Figure scripts:
※

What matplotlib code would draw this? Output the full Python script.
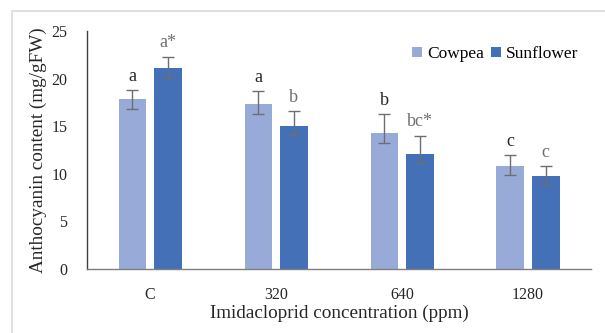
import matplotlib
matplotlib.use("Agg")
import matplotlib.pyplot as plt
import numpy as np
from matplotlib.patches import Rectangle, Patch

categories = ["C", "320", "640", "1280"]
series_names = ["Cowpea", "Sunflower"]
cowpea = [17.85, 17.3, 14.25, 10.85]
cowpea_err_low = [1.0, 1.0, 1.05, 1.0]
cowpea_err_high = [0.95, 1.4, 2.05, 1.1]
sunflower = [21.15, 15.05, 12.08, 9.77]
sunflower_err_low = [1.05, 0.95, 0.98, 0.97]
sunflower_err_high = [1.15, 1.55, 1.92, 1.03]
cowpea_labels = ["a", "a", "b", "c"]
sunflower_labels = ["a*", "b", "bc*", "c"]
yticks = [0, 5, 10, 15, 20, 25]

c_cow = "#98AAD8"
c_sun = "#4470B8"
err_col = "#6E6E6E"

plt.rcParams["font.family"] = ["Liberation Serif", "DejaVu Serif"]

fig = plt.figure(figsize=(6.05, 3.33), dpi=100)
fig.patch.set_facecolor("white")
# outer chart border (partially clipped)
fig.add_artist(Rectangle((12/605, -0.1), 1.2, 1 - 11/333 + 0.1, transform=fig.transFigure,
                         fill=False, edgecolor="#D9D9D9", linewidth=1.2))

ax = fig.add_axes([87/605, 1 - 269/333, (591-87)/605, (269-31)/333])
x = np.arange(len(categories))
w = 0.222
off = 0.139
ax.bar(x - off, cowpea, w, color=c_cow, zorder=2)
ax.bar(x + off, sunflower, w, color=c_sun, zorder=2)
ax.errorbar(x - off, cowpea, yerr=[cowpea_err_low, cowpea_err_high], fmt="none",
            ecolor=err_col, elinewidth=1.0, capsize=4, capthick=1.0, zorder=3)
ax.errorbar(x + off, sunflower, yerr=[sunflower_err_low, sunflower_err_high], fmt="none",
            ecolor=err_col, elinewidth=1.0, capsize=4, capthick=1.0, zorder=3)

for i in range(len(categories)):
    ax.text(x[i] - off, cowpea[i] + cowpea_err_high[i] + 0.55, cowpea_labels[i],
            ha="center", va="bottom", fontsize=13, color="#262626")
    ax.text(x[i] + off, sunflower[i] + sunflower_err_high[i] + 0.55, sunflower_labels[i],
            ha="center", va="bottom", fontsize=13, color="#6E6E6E")

ax.set_xlim(-0.5, 3.5)
ax.set_ylim(0, 25)
ax.set_yticks(yticks)
ax.set_xticks(x)
ax.set_xticklabels(categories)
ax.tick_params(axis="both", length=0, labelsize=11.5, colors="#262626")
ax.tick_params(axis="y", pad=14)
ax.tick_params(axis="x", pad=13)
for s in ["top", "right"]:
    ax.spines[s].set_visible(False)
ax.spines["left"].set_color("#404040")
ax.spines["bottom"].set_color("#7F7F7F")
ax.spines["left"].set_linewidth(1.0)
ax.spines["bottom"].set_linewidth(1.0)

ax.set_xlabel("Imidacloprid concentration (ppm)", fontsize=13.8, color="#262626", labelpad=1)
ax.set_ylabel("Anthocyanin content (mg/gFW)", fontsize=13.8, color="#262626", labelpad=3)

handles = [Patch(facecolor=c_cow), Patch(facecolor=c_sun)]
fig.legend(handles, series_names, loc="center left", bbox_to_anchor=(412/605, 1 - 54/333),
           ncol=2, frameon=False, fontsize=12.5, handlelength=0.55, handleheight=0.55,
           handletextpad=0.3, columnspacing=0.45, borderaxespad=0, borderpad=0)

fig.savefig("out.png", dpi=100, facecolor="white")
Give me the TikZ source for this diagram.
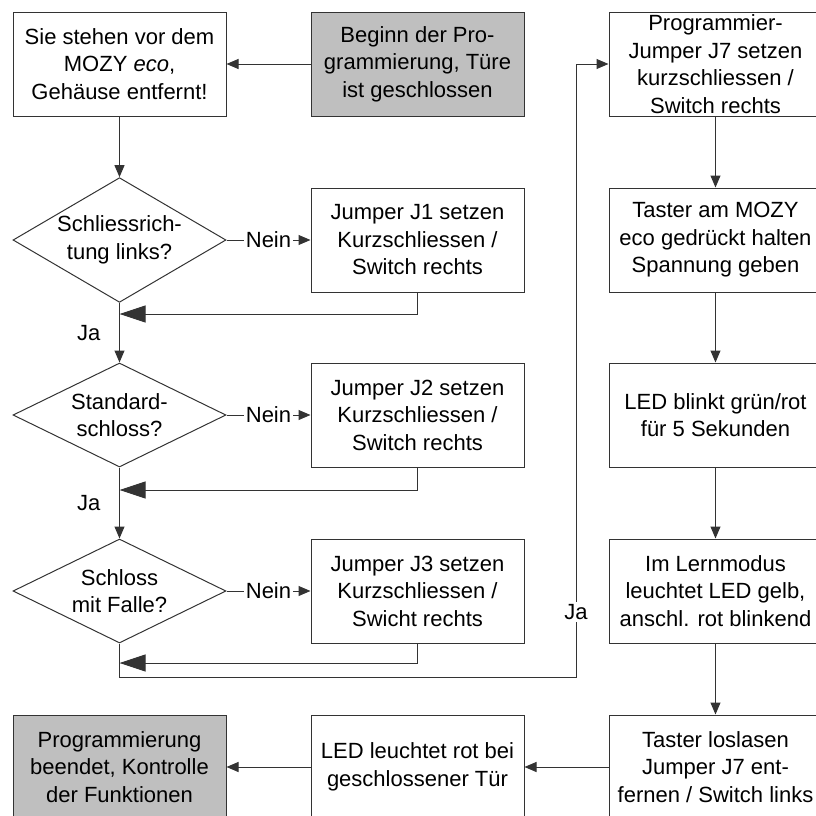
\documentclass[tikz,border=0pt]{standalone}
\usepackage{fontspec}
\setmainfont{Liberation Sans}
\usetikzlibrary{shapes.geometric,arrows.meta}

\begin{document}
\begin{tikzpicture}[x=0.5pt,y=-0.5pt,line width=0.5pt,
        every node/.style={font=\fontsize{11}{13.75}\selectfont},
        box/.style={draw=black!80,rectangle,minimum width=106.5pt,minimum height=52pt,inner sep=0pt,align=center},
        greybox/.style={box,fill=black!25},
        ask/.style={draw=black!80,diamond,minimum width=106.5pt,minimum height=52pt,inner sep=-6pt,align=center},
        arr/.style={draw=black!80,-{Triangle[length=6pt,width=5pt]}},
        back/.style={draw=black!80,-{Triangle[length=13pt,width=8.5pt]}},
        lbl/.style={fill=white,inner sep=1pt}]
        \clip (0,0) rectangle (816,816);
        % left and middle column
        \node[box] (start) at (119.5,64) {Sie stehen vor dem\\MOZY \textit{eco},\\Geh\"ause entfernt!};
        \node[greybox] (begin) at (417.5,64) {Beginn der Pro-\\grammierung, T\"ure\\ist geschlossen};
        \node[ask] (q1) at (119.5,240) {Schliessrich-\\tung links?};
        \node[box] (j1) at (417.5,240) {Jumper J1 setzen\\Kurzschliessen /\\Switch rechts};
        \node[ask] (q2) at (119.5,415) {Standard-\\schloss?};
        \node[box] (j2) at (417.5,415) {Jumper J2 setzen\\Kurzschliessen /\\Switch rechts};
        \node[ask] (q3) at (119.5,591) {Schloss\\mit Falle?};
        \node[box] (j3) at (417.5,591) {Jumper J3 setzen\\Kurzschliessen /\\Swicht rechts};
        \node[greybox] (finish) at (119.5,767) {Programmierung\\beendet, Kontrolle\\der Funktionen};
        \node[box] (led) at (417.5,767) {LED leuchtet rot bei\\geschlossener T\"ur};
        % right column
        \node[box] (p1) at (715.5,64) {Programmier-\\Jumper J7 setzen\\kurzschliessen /\\Switch rechts};
        \node[box] (p2) at (715.5,240) {Taster am MOZY\\eco gedr\"uckt halten\\Spannung geben};
        \node[box] (p3) at (715.5,415) {LED blinkt gr\"un/rot\\f\"ur 5 Sekunden};
        \node[box] (p4) at (715.5,591) {Im Lernmodus\\leuchtet LED gelb,\\anschl. rot blinkend};
        \node[box] (p5) at (715.5,767) {Taster loslasen\\Jumper J7 ent-\\fernen / Switch links};
        % bends
        \coordinate (r1) at (119.5,314);
        \coordinate (r2) at (119.5,490);
        \coordinate (r3) at (119.5,663);
        \coordinate (bend) at (576,677);
        % connectors
        \draw[arr] (begin) -- (start);
        \draw[arr] (start) -- (q1);
        \draw[arr] (q1) -- node[lbl] {Nein} (j1);
        \draw[back] (j1.south) |- (r1);
        \draw[arr] (q1) -- node[left=6pt] {Ja} (q2);
        \draw[arr] (q2) -- node[lbl] {Nein} (j2);
        \draw[back] (j2.south) |- (r2);
        \draw[arr] (q2) -- node[left=6pt] {Ja} (q3);
        \draw[arr] (q3) -- node[lbl] {Nein} (j3);
        \draw[back] (j3.south) |- (r3);
        \draw[arr] (q3.south) |- (bend) |- node[lbl,pos=0.053] {Ja} (p1.west);
        \draw[arr] (p1) -- (p2);
        \draw[arr] (p2) -- (p3);
        \draw[arr] (p3) -- (p4);
        \draw[arr] (p4) -- (p5);
        \draw[arr] (p5) -- (led);
        \draw[arr] (led) -- (finish);
    \end{tikzpicture}
\end{document}
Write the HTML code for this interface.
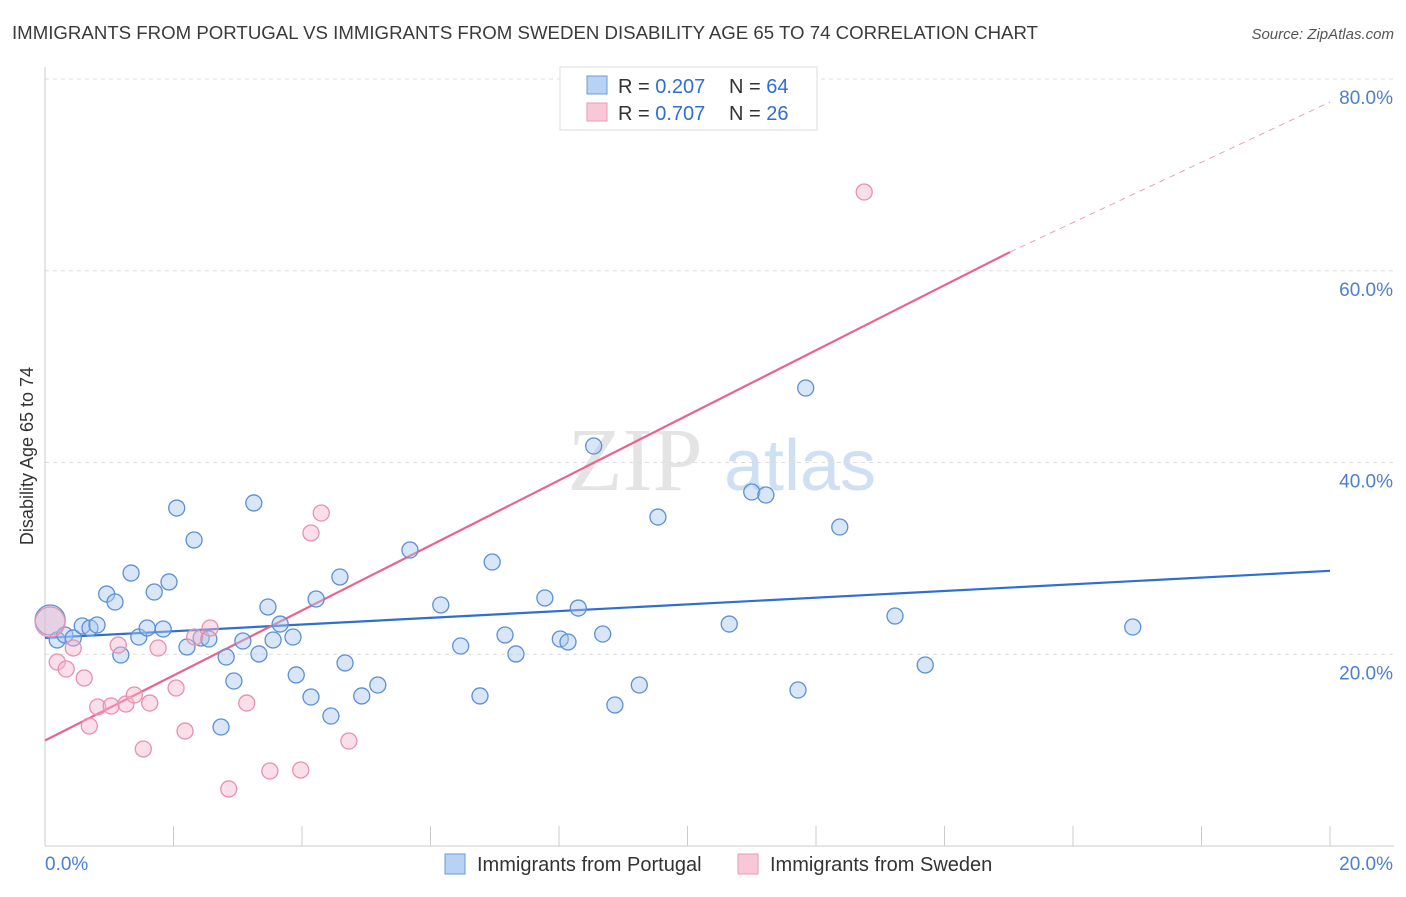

※

- PROMPT:
Filter the listing above for the string "code" and copy every matching line.

- WORKED ANSWER:
What matplotlib code would draw this? Output the full Python script.
Write the HTML code for this interface.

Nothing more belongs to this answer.